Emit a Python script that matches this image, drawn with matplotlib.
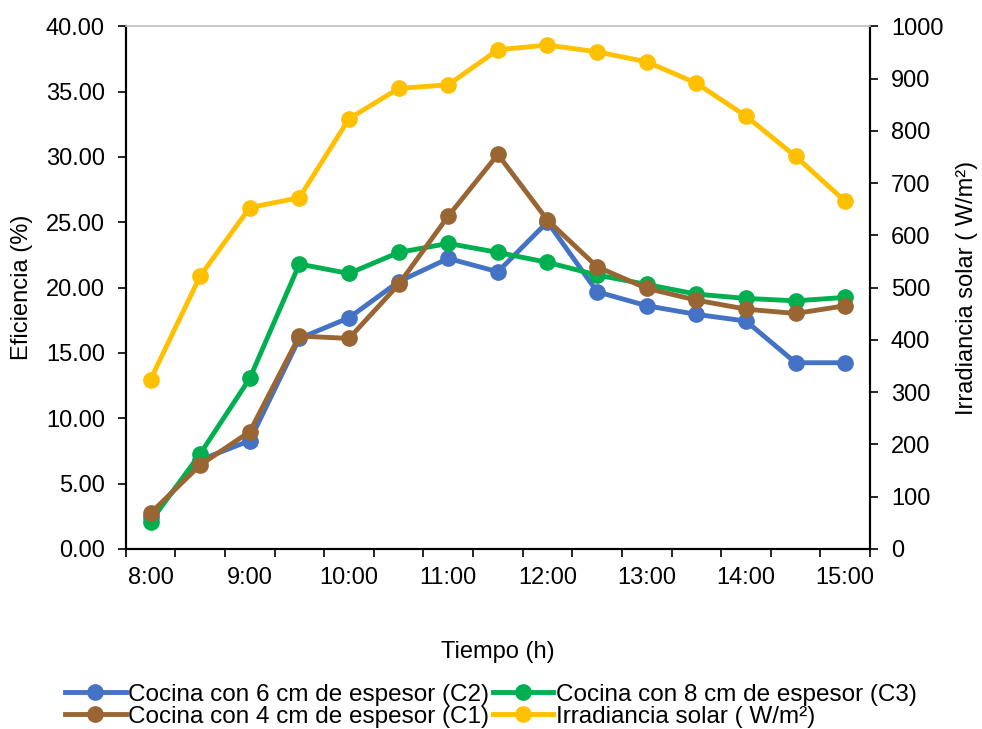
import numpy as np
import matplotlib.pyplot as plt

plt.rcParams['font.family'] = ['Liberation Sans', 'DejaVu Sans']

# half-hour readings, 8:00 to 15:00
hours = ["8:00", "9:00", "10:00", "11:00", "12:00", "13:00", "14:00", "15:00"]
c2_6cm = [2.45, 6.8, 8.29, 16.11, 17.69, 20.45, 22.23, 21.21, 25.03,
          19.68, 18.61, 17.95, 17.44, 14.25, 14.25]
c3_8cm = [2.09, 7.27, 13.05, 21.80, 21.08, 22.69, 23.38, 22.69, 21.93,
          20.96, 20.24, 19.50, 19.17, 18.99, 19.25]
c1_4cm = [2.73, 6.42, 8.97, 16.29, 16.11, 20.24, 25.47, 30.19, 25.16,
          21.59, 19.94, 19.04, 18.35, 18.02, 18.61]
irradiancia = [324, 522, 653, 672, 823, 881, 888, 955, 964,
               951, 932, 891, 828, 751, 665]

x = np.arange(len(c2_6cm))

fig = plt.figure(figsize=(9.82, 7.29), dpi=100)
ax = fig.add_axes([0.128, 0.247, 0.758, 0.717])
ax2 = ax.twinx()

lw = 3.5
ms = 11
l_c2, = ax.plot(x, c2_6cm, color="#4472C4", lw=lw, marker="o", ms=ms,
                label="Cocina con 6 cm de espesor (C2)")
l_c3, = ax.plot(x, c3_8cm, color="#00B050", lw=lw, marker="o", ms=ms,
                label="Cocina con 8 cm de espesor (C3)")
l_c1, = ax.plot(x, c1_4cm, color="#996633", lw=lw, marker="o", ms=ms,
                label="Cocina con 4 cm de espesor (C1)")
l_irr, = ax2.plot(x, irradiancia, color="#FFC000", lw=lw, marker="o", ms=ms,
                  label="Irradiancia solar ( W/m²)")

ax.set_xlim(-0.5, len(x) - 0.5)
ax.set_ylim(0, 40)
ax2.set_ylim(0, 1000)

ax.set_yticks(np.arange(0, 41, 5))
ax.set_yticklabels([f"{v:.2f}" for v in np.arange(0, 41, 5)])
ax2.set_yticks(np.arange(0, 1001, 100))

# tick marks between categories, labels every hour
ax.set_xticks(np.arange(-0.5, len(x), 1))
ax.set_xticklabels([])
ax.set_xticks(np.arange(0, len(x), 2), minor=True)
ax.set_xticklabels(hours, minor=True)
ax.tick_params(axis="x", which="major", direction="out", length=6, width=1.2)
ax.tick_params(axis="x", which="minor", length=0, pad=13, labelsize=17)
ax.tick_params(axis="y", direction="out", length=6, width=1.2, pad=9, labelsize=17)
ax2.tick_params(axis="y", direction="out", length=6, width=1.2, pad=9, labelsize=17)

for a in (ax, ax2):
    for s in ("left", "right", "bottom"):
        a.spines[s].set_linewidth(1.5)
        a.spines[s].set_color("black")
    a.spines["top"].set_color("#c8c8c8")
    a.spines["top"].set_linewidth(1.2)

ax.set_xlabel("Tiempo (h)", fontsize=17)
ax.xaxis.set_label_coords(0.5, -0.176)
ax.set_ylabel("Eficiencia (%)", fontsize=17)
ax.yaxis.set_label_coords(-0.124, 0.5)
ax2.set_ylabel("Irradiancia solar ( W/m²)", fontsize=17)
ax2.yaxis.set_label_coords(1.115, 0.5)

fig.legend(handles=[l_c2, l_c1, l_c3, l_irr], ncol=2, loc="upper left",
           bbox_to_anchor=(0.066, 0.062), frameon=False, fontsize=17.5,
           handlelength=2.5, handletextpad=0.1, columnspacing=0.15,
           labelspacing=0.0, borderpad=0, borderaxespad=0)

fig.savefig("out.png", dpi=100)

§ **WHAT THIS TASK INVOLVES**:
Go from the first line of the data above to the line containing "plt.rcParams['font.family'] = ['Liberation" and retype exactly those lines, both included, but none of the pictures.

§ **THE RESPONSE**:
Emit a Python script that matches this image, drawn with matplotlib.
import numpy as np
import matplotlib.pyplot as plt

plt.rcParams['font.family'] = ['Liberation Sans', 'DejaVu Sans']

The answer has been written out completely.